Converting a network for use in a convolutional fashion:

[Using a pretrained VGG-19 conv-net to find a peacock.ipynb](TUTORIAL 02 - Using a pretrained VGG-19 conv-net to find a peacock.ipynb)

Saliency tells you which parts of the image had most influence over a network's prediction. Two approaches are demonstrated: [region level saliency](TUTORIAL 03 - Image region-level saliency using VGG-19 conv-net.ipynb) and [pixel level saliency](TUTORIAL 04 - Image pixel-level saliency using VGG-19 conv-net.ipynb)

To generate Deep Dreams - images with a hallucinogenic appearance - we perform gradient descent or ascent on an image rather than the network weights: [Deep Dreams](TUTORIAL - EXTRA 01 - Deep dreams using VGG-19 conv-net.ipynb).

A brief description of the Python modules in this repo:

cmdline_helpers.py - a couple of helper functions for proessing some command line arguments.

utils.py - utility functions, including loading and saving networks to disk

trainer.py - the Trainer class provides a flexible neural network training loop, with support for early termination, results monitoring, etc.
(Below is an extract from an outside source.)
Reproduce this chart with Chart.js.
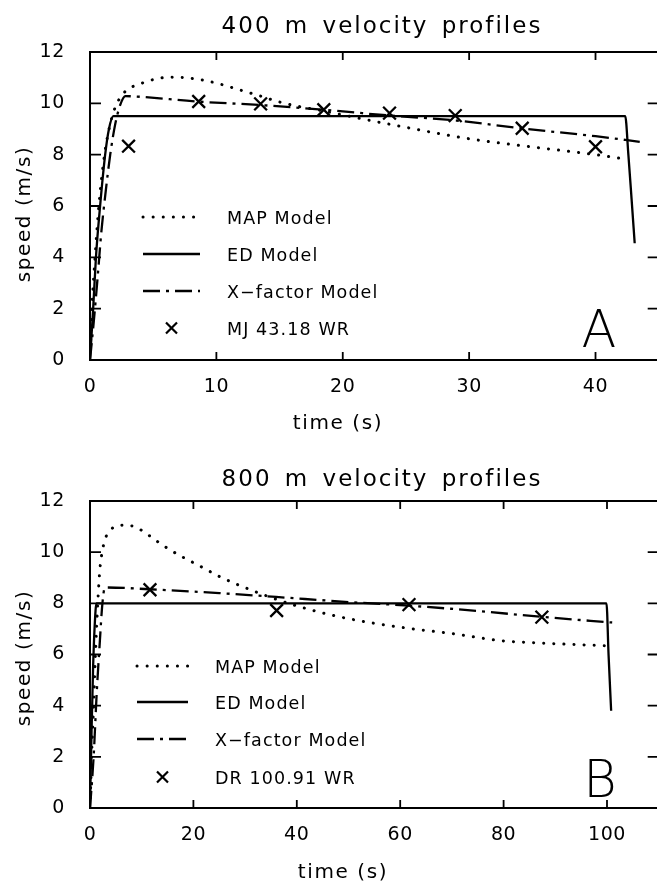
<!DOCTYPE html>
<html>
<head>
<meta charset="utf-8">
<script src="https://cdn.jsdelivr.net/npm/chart.js@4.4.1/dist/chart.umd.min.js"></script>
<style>
  html, body { margin: 0; padding: 0; overflow: hidden; background: #fff; width: 657px; height: 883px; }
  canvas { display: block; }
</style>
</head>
<body>
<canvas id="c400" width="670" height="440"></canvas>
<canvas id="c800" width="670" height="443"></canvas>
<script>
// ---- 400 m (panel A) ----
const map400Time  = [0, 0.15, 0.4, 0.7, 1.15, 1.6, 2.0, 2.5, 3.0, 3.6, 4.2, 5.2, 6.3, 7.5, 9, 10.5, 12, 13.5, 15, 16.5, 18.3, 20, 22, 24.4, 26, 28.4, 30, 32, 34, 36, 38.4, 40, 42.5];
const map400Speed = [0, 2, 4, 6, 8, 9.2, 9.85, 10.3, 10.55, 10.7, 10.8, 10.95, 11.02, 11.0, 10.9, 10.72, 10.5, 10.28, 10.05, 9.88, 9.72, 9.55, 9.35, 9.12, 8.97, 8.75, 8.62, 8.48, 8.36, 8.24, 8.1, 8.0, 7.82];
const ed400Time   = [0, 0.25, 0.47, 0.8, 1.2, 1.5, 1.85, 42.35, 42.6, 42.85, 43.1];
const ed400Speed  = [0, 2, 4, 6, 8, 9, 9.5, 9.5, 8, 6.3, 4.55];
const xf400Time   = [0, 0.3, 0.6, 0.9, 1.25, 1.6, 2.0, 2.4, 2.8, 3.5, 8.5, 13.6, 18.5, 23.8, 29, 34.2, 40, 43.5];
const xf400Speed  = [0, 1.5, 3.2, 5, 6.6, 8, 9.2, 9.95, 10.28, 10.27, 10.07, 9.93, 9.75, 9.52, 9.33, 9.02, 8.72, 8.5];
const wr400Time   = [3.05, 8.6, 13.5, 18.5, 23.7, 28.9, 34.2, 40.0];
const wr400Speed  = [8.33, 10.07, 9.98, 9.75, 9.62, 9.52, 9.03, 8.31];

// ---- 800 m (panel B) ----
const map800Time  = [0, 0.4, 0.7, 1.05, 1.5, 1.9, 2.3, 3, 4, 5.5, 7, 8.5, 10, 12.8, 15, 18, 21.8, 25, 31.4, 35, 40, 47.2, 55, 62.5, 70, 79.5, 85, 90, 95, 100];
const map800Speed = [0, 2.5, 4, 6, 8, 9.3, 9.95, 10.55, 10.88, 11.03, 11.06, 11.0, 10.85, 10.45, 10.15, 9.8, 9.4, 9.05, 8.5, 8.23, 7.9, 7.52, 7.22, 7.0, 6.82, 6.54, 6.47, 6.42, 6.38, 6.34];
const ed800Time   = [0, 0.3, 0.6, 0.9, 1.25, 99.9, 100.3, 100.8];
const ed800Speed  = [0, 3, 5.5, 7.1, 8.0, 8.0, 6.0, 3.8];
const xf800Time   = [0, 0.7, 1.3, 1.9, 2.4, 2.9, 11.6, 25, 36, 50, 61.7, 75, 87.4, 101];
const xf800Speed  = [0, 2, 4.5, 6.5, 8, 8.62, 8.55, 8.4, 8.25, 8.05, 7.91, 7.7, 7.47, 7.25];
const wr800Time   = [11.6, 36.1, 61.7, 87.4];
const wr800Speed  = [8.53, 7.72, 7.95, 7.46];

const speedTicks = [0, 2, 4, 6, 8, 10, 12];

const FONT = '"DejaVu Sans", sans-serif';

function pts(t, v) { return t.map((x, i) => ({ x: x, y: v[i] })); }

// frame, inward ticks, titles, legend and panel letter
const decor = {
  id: 'decor',
  beforeDraw(chart) {
    chart.ctx.letterSpacing = '0.6px';
  },
  afterDraw(chart, args, o) {
    const { ctx, chartArea: a, scales: { x, y } } = chart;
    ctx.save();
    ctx.strokeStyle = '#000';
    ctx.fillStyle = '#000';
    ctx.setLineDash([]);
    ctx.lineWidth = 2;
    ctx.strokeRect(a.left, a.top, a.right - a.left, a.bottom - a.top);

    ctx.lineWidth = 1.8;
    ctx.beginPath();
    x.ticks.forEach(t => {
      if (t.value <= x.min || t.value >= x.max) return;
      const px = x.getPixelForValue(t.value);
      ctx.moveTo(px, a.bottom); ctx.lineTo(px, a.bottom - 8);
      ctx.moveTo(px, a.top); ctx.lineTo(px, a.top + 8);
    });
    y.ticks.forEach(t => {
      if (t.value <= y.min || t.value >= y.max) return;
      const py = y.getPixelForValue(t.value);
      ctx.moveTo(a.left, py); ctx.lineTo(a.left + 11, py);
      ctx.moveTo(a.right, py); ctx.lineTo(a.right - 11, py);
    });
    ctx.stroke();

    // title
    ctx.textAlign = 'center';
    ctx.textBaseline = 'alphabetic';
    ctx.font = '23px ' + FONT;
    ctx.letterSpacing = '2px';
    ctx.wordSpacing = '4px';
    ctx.fillText(o.title, o.titleX, o.titleY);
    ctx.wordSpacing = '0px';

    // axis titles
    ctx.font = '20px ' + FONT;
    ctx.letterSpacing = '1.6px';
    ctx.fillText('time (s)', o.xTitleX, o.xTitleY);
    ctx.save();
    ctx.translate(30, o.yTitleY);
    ctx.rotate(-Math.PI / 2);
    ctx.fillText('speed (m/s)', 0, 0);
    ctx.restore();

    // legend
    ctx.textAlign = 'left';
    ctx.font = '17.5px ' + FONT;
    ctx.letterSpacing = '1.1px';
    chart.data.datasets.forEach((ds, i) => {
      const yy = a.top + o.legendY[i];
      const x1 = a.left + o.legendX1, x2 = a.left + o.legendX2;
      if (ds.showLine === false) {
        const cx = (x1 + x2) / 2, s = 5.5;
        ctx.setLineDash([]);
        ctx.lineWidth = 2.2;
        ctx.beginPath();
        ctx.moveTo(cx - s, yy - s); ctx.lineTo(cx + s, yy + s);
        ctx.moveTo(cx - s, yy + s); ctx.lineTo(cx + s, yy - s);
        ctx.stroke();
      } else {
        ctx.setLineDash(ds.borderDash || []);
        ctx.lineCap = ds.borderCapStyle || 'butt';
        ctx.lineWidth = ds.borderWidth;
        ctx.beginPath();
        ctx.moveTo(x1, yy); ctx.lineTo(x2, yy);
        ctx.stroke();
        ctx.lineCap = 'butt';
      }
      ctx.fillText(ds.label, a.left + o.legendText, yy + 6.5);
    });

    // panel letter
    ctx.textAlign = 'center';
    ctx.letterSpacing = '0px';
    ctx.font = '200 51px ' + FONT;
    ctx.fillText(o.panel, o.panelX, o.panelY);
    ctx.restore();
  }
};

function makeChart(id, cfg) {
  const datasets = [
    { label: 'MAP Model', data: pts(cfg.map[0], cfg.map[1]), borderColor: '#000', borderWidth: 3,
      borderDash: [0.1, 10], borderCapStyle: 'round', pointRadius: 0, cubicInterpolationMode: 'monotone' },
    { label: 'ED Model', data: pts(cfg.ed[0], cfg.ed[1]), borderColor: '#000', borderWidth: 2.3,
      pointRadius: 0, cubicInterpolationMode: 'monotone' },
    { label: 'X\u2212factor Model', data: pts(cfg.xf[0], cfg.xf[1]), borderColor: '#000', borderWidth: 2.3,
      borderDash: [17, 6, 3, 6], pointRadius: 0, cubicInterpolationMode: 'monotone' },
    { label: cfg.wrLabel, data: pts(cfg.wr[0], cfg.wr[1]), showLine: false, borderColor: '#000',
      backgroundColor: '#000', pointStyle: 'crossRot', pointRadius: 9, pointBorderWidth: 2.3 }
  ];
  return new Chart(document.getElementById(id), {
    type: 'line',
    data: { datasets: datasets },
    plugins: [decor],
    options: {
      responsive: false,
      animation: false,
      layout: { padding: { top: cfg.padTop, right: 9, left: 0, bottom: 0 } },
      plugins: {
        legend: { display: false },
        tooltip: { enabled: false },
        decor: cfg.decor
      },
      scales: {
        x: {
          type: 'linear', min: 0, max: cfg.xMax,
          ticks: { stepSize: cfg.xStep, color: '#000', padding: 16, maxRotation: 0,
                   font: { family: FONT, size: 19 } },
          grid: { display: false, drawTicks: false },
          border: { display: false },
          afterBuildTicks: s => { s.ticks = s.ticks.filter(t => t.value % cfg.xStep === 0 && t.value < cfg.xMax); },
          afterFit: s => { s.height = cfg.xHeight; }
        },
        y: {
          type: 'linear', min: 0, max: 12,
          ticks: { stepSize: 2, color: '#000', padding: 25,
                   font: { family: FONT, size: 19 } },
          grid: { display: false, drawTicks: false },
          border: { display: false },
          afterBuildTicks: s => { s.ticks = speedTicks.map(v => ({ value: v })); },
          afterFit: s => { s.width = 90; }
        }
      }
    }
  });
}

makeChart('c400', {
  map: [map400Time, map400Speed], ed: [ed400Time, ed400Speed],
  xf: [xf400Time, xf400Speed], wr: [wr400Time, wr400Speed],
  wrLabel: 'MJ 43.18 WR', xMax: 45, xStep: 10, padTop: 52, xHeight: 80,
  decor: { title: '400 m velocity profiles', titleX: 382, titleY: 33,
           xTitleX: 338, xTitleY: 429, yTitleY: 214,
           legendY: [165, 202, 239, 276], legendX1: 53, legendX2: 110, legendText: 137,
           panel: 'A', panelX: 599, panelY: 347 }
});

makeChart('c800', {
  map: [map800Time, map800Speed], ed: [ed800Time, ed800Speed],
  xf: [xf800Time, xf800Speed], wr: [wr800Time, wr800Speed],
  wrLabel: 'DR 100.91 WR', xMax: 110, xStep: 20, padTop: 61, xHeight: 75,
  decor: { title: '800 m velocity profiles', titleX: 382, titleY: 46,
           xTitleX: 343, xTitleY: 438, yTitleY: 218,
           legendY: [165, 201, 238, 276], legendX1: 47, legendX2: 98, legendText: 125,
           panel: 'B', panelX: 600, panelY: 357 }
});
</script>
</body>
</html>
Implemented here to save you having to implement it elsewhere.

image_classifier.py - the ImageClassifier class implements a basic image classification model, with support for training, prediction, etc. You provide a function to build the network of the architecture that you want and the training data, the rest is hanled for you.
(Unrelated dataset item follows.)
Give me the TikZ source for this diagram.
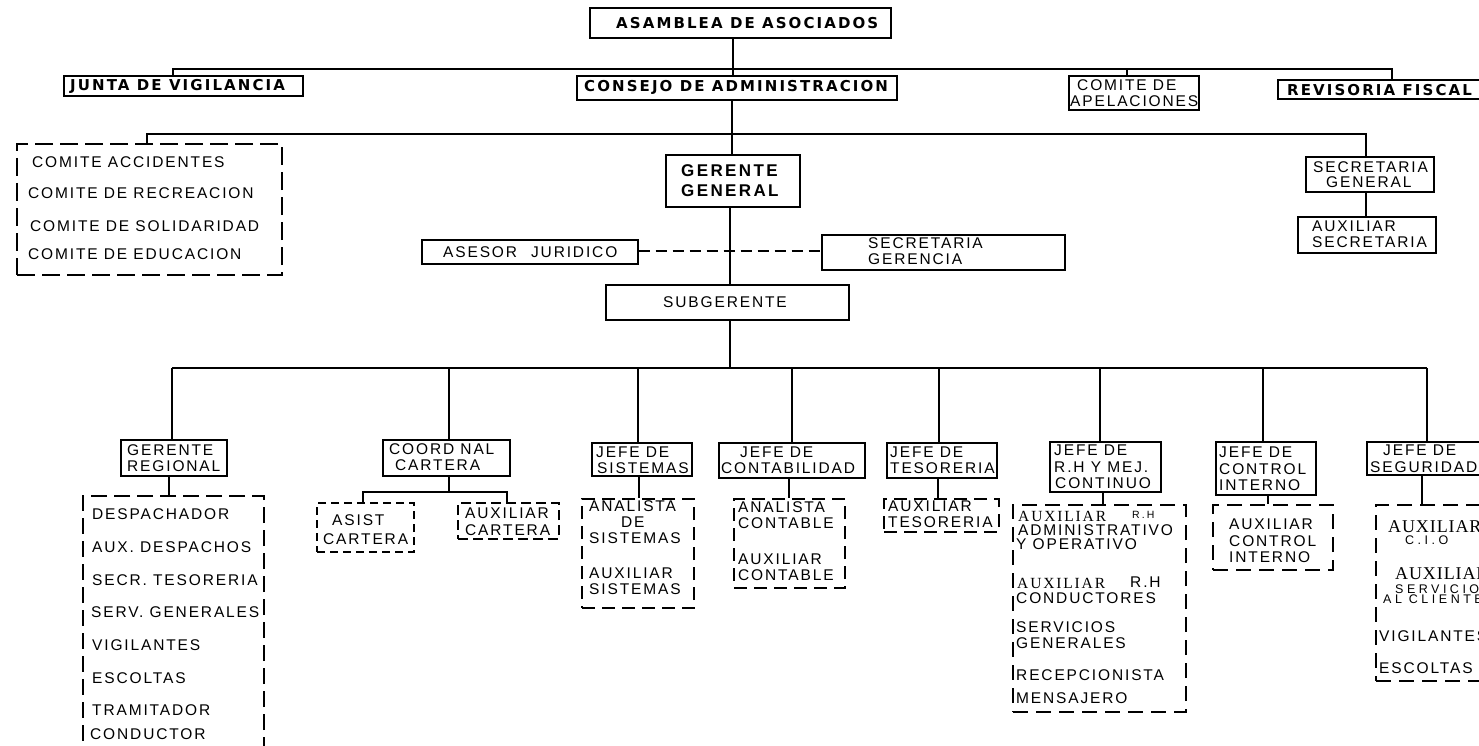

active_learning.py - functions that implement active learning, in which the size of a dataset is incrementally increased by choosing samples for labelling that will be most helpful.

mnist_architecture.py - provides a variety of network architectures for use on the MNIST hand-written digits dataset

mnist_dataset.py - uses the Fuel library to provide convenient access to the MNIST hand-written digits dataset

pretrained_vgg_models.py - functions for downloading the VGG-16 and VGG-19 pre-trained convolutional network models, along with code that will construct the network architecture using Lasagne.

run_mnist.py - train and MNIST digit classifier

run_mnist_active_learning.py - use active learning to gradually grow a dataset that is a subset of MNIST.